By: Edgar Langeder, Stephanie Bagot, Tom Scriven, and Zahra Smith
RPCK understands that the terms environmental, social and corporate governance are becoming increasingly important to investors, investment advisors, legislators and regulators. This article is the second of a series of articles (i) related to the evolving ESG landscape and (ii) devoted to providing practical guidance for investment professionals operating in this space.

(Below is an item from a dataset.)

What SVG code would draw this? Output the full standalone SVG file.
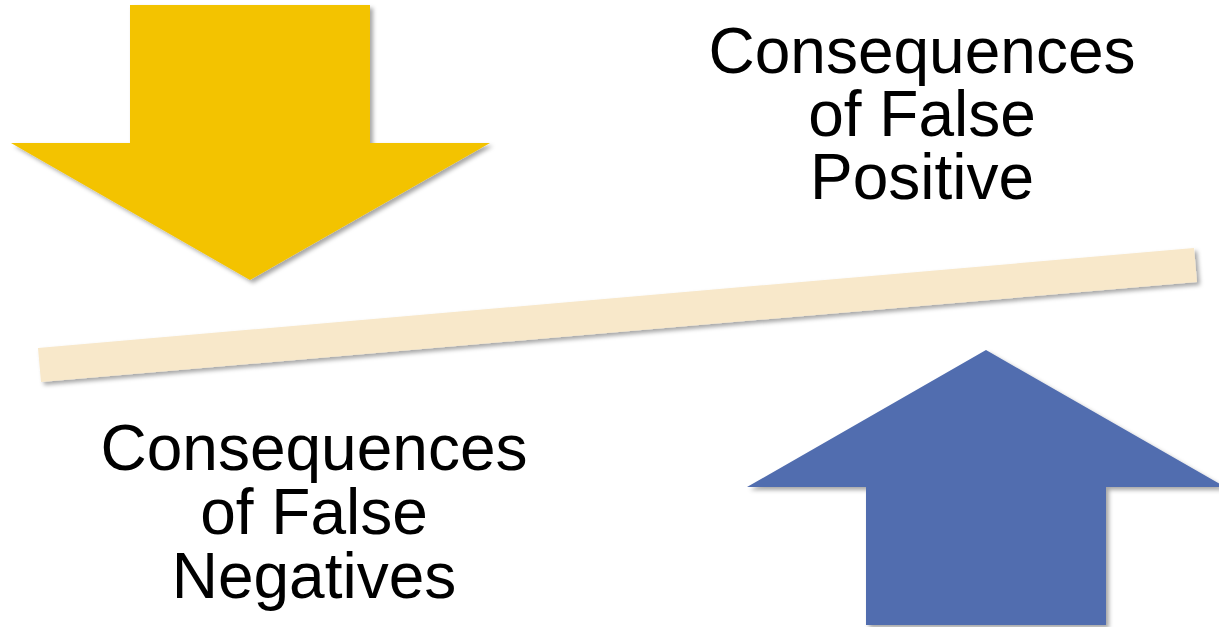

Introduction and Background.
The name of a fund is typically the first piece of information shared with investors, as such it can significantly influence investors´ investment decisions. This is especially true for funds claiming to invest in environmental, social, or governance (“ESG”) and/or sustainable economic activities. Over the years, ESG claims and labels within the asset management industry, particularly as applied to fund names, have faced little regulation. Meanwhile, and some argue consequently, the industry has faced increasing claims of greenwashing and misleading fund names. Regulators have responded both in the United States and the European Union by imposing (or proposing) heightened rules on the use of ESG elements in fund names, with the stated objective of improving confidence, transparency and reliance on fund names and the associated ESG strategies marketed to investors.
In this article, we discuss the current regulatory regimes both in the United States and the European Union related to fund names and proposed amendments to such regimes and ESG and/or sustainable investment activities. We also discuss the potential implications of these rules for funds with cross-border operations or marketing in the United States and the European Union.